— begin DATASET EXCERPT —

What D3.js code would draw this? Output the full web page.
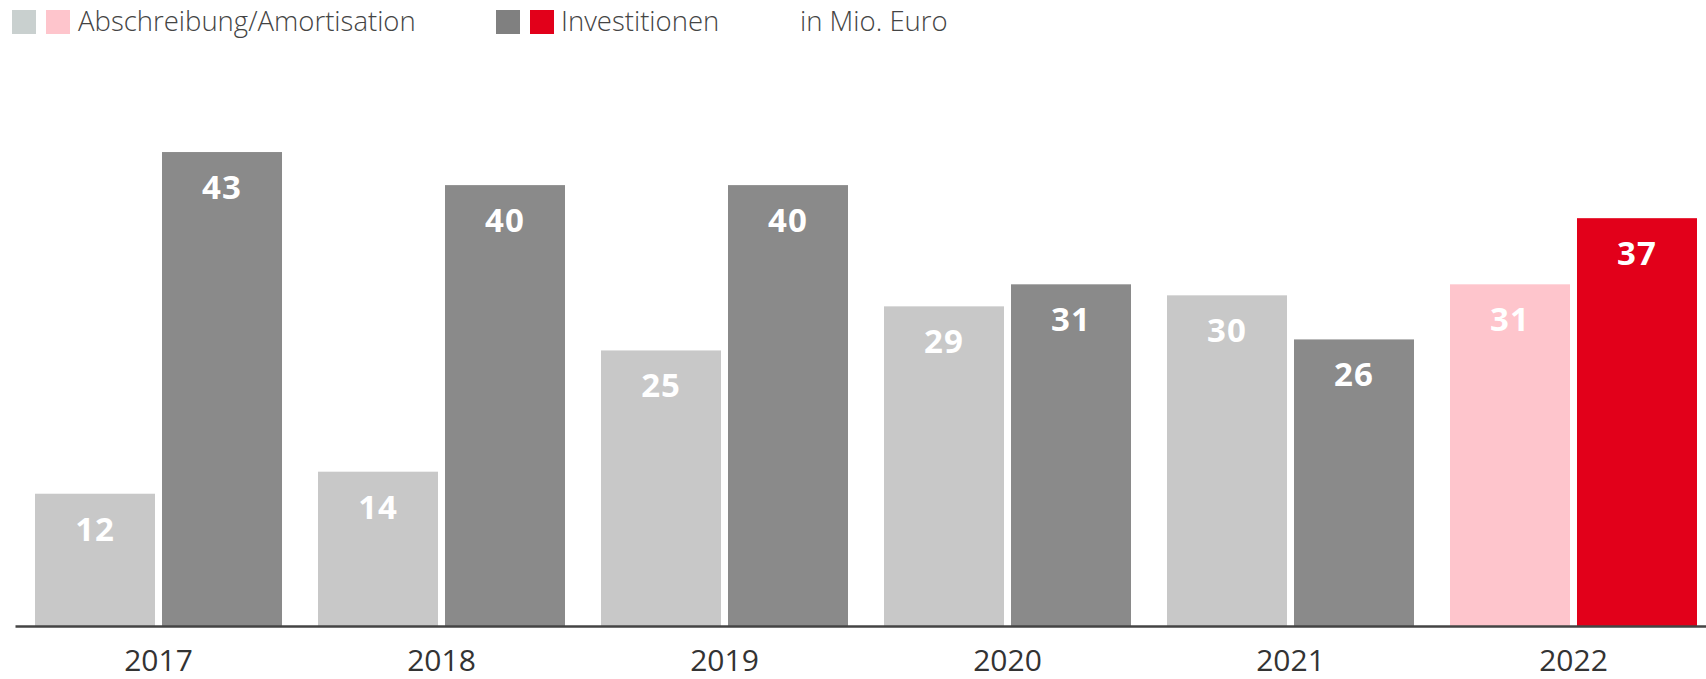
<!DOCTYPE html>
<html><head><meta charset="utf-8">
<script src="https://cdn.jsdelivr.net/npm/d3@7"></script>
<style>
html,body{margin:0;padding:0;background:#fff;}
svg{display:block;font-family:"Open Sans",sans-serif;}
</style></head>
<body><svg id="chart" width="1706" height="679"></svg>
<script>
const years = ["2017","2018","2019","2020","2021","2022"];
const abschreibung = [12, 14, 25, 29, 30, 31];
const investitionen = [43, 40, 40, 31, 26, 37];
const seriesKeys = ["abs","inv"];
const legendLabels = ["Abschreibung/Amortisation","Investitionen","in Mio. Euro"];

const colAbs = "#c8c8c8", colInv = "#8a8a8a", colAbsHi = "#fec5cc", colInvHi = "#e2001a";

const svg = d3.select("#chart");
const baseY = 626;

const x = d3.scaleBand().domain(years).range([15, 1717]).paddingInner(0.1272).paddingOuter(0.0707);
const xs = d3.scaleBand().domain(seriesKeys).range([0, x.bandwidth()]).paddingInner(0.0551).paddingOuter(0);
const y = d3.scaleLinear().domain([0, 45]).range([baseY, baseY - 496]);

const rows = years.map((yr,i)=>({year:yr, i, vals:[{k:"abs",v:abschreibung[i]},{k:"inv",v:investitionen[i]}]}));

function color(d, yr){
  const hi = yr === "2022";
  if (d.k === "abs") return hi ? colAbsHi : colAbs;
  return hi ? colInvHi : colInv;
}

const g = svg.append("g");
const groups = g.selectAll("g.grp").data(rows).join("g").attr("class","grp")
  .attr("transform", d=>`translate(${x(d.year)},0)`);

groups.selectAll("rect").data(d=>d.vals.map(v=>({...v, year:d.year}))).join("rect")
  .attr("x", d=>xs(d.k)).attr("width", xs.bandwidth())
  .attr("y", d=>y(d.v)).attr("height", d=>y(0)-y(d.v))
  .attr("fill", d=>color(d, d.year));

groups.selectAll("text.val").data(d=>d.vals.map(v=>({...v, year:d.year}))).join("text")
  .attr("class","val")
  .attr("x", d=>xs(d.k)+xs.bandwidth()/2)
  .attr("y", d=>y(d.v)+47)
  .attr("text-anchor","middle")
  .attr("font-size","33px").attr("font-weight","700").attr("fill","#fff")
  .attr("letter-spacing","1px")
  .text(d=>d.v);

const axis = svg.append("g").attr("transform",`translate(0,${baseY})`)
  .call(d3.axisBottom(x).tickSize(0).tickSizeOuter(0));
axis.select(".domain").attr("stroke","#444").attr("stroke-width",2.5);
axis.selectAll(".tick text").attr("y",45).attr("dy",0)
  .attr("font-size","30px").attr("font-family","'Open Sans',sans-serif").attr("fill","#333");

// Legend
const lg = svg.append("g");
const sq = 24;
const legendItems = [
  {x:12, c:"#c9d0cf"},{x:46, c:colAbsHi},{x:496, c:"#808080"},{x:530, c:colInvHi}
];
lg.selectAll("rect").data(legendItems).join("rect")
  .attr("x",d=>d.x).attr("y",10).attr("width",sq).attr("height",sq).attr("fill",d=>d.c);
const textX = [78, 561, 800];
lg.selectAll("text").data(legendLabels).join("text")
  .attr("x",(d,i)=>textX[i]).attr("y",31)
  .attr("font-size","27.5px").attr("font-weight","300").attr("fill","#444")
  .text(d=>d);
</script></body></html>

— end DATASET EXCERPT —

** INSTRUCTION **
Write out each line again precisely as it appears, skipping every picture.

** THE COMPLETED TASK **
What D3.js code would draw this? Output the full web page.
<!DOCTYPE html>
<html><head><meta charset="utf-8">
<script src="https://cdn.jsdelivr.net/npm/d3@7"></script>
<style>
html,body{margin:0;padding:0;background:#fff;}
svg{display:block;font-family:"Open Sans",sans-serif;}
</style></head>
<body><svg id="chart" width="1706" height="679"></svg>
<script>
const years = ["2017","2018","2019","2020","2021","2022"];
const abschreibung = [12, 14, 25, 29, 30, 31];
const investitionen = [43, 40, 40, 31, 26, 37];
const seriesKeys = ["abs","inv"];
const legendLabels = ["Abschreibung/Amortisation","Investitionen","in Mio. Euro"];

const colAbs = "#c8c8c8", colInv = "#8a8a8a", colAbsHi = "#fec5cc", colInvHi = "#e2001a";

const svg = d3.select("#chart");
const baseY = 626;

const x = d3.scaleBand().domain(years).range([15, 1717]).paddingInner(0.1272).paddingOuter(0.0707);
const xs = d3.scaleBand().domain(seriesKeys).range([0, x.bandwidth()]).paddingInner(0.0551).paddingOuter(0);
const y = d3.scaleLinear().domain([0, 45]).range([baseY, baseY - 496]);

const rows = years.map((yr,i)=>({year:yr, i, vals:[{k:"abs",v:abschreibung[i]},{k:"inv",v:investitionen[i]}]}));

function color(d, yr){
  const hi = yr === "2022";
  if (d.k === "abs") return hi ? colAbsHi : colAbs;
  return hi ? colInvHi : colInv;
}

const g = svg.append("g");
const groups = g.selectAll("g.grp").data(rows).join("g").attr("class","grp")
  .attr("transform", d=>`translate(${x(d.year)},0)`);

groups.selectAll("rect").data(d=>d.vals.map(v=>({...v, year:d.year}))).join("rect")
  .attr("x", d=>xs(d.k)).attr("width", xs.bandwidth())
  .attr("y", d=>y(d.v)).attr("height", d=>y(0)-y(d.v))
  .attr("fill", d=>color(d, d.year));

groups.selectAll("text.val").data(d=>d.vals.map(v=>({...v, year:d.year}))).join("text")
  .attr("class","val")
  .attr("x", d=>xs(d.k)+xs.bandwidth()/2)
  .attr("y", d=>y(d.v)+47)
  .attr("text-anchor","middle")
  .attr("font-size","33px").attr("font-weight","700").attr("fill","#fff")
  .attr("letter-spacing","1px")
  .text(d=>d.v);

const axis = svg.append("g").attr("transform",`translate(0,${baseY})`)
  .call(d3.axisBottom(x).tickSize(0).tickSizeOuter(0));
axis.select(".domain").attr("stroke","#444").attr("stroke-width",2.5);
axis.selectAll(".tick text").attr("y",45).attr("dy",0)
  .attr("font-size","30px").attr("font-family","'Open Sans',sans-serif").attr("fill","#333");

// Legend
const lg = svg.append("g");
const sq = 24;
const legendItems = [
  {x:12, c:"#c9d0cf"},{x:46, c:colAbsHi},{x:496, c:"#808080"},{x:530, c:colInvHi}
];
lg.selectAll("rect").data(legendItems).join("rect")
  .attr("x",d=>d.x).attr("y",10).attr("width",sq).attr("height",sq).attr("fill",d=>d.c);
const textX = [78, 561, 800];
lg.selectAll("text").data(legendLabels).join("text")
  .attr("x",(d,i)=>textX[i]).attr("y",31)
  .attr("font-size","27.5px").attr("font-weight","300").attr("fill","#444")
  .text(d=>d);
</script></body></html>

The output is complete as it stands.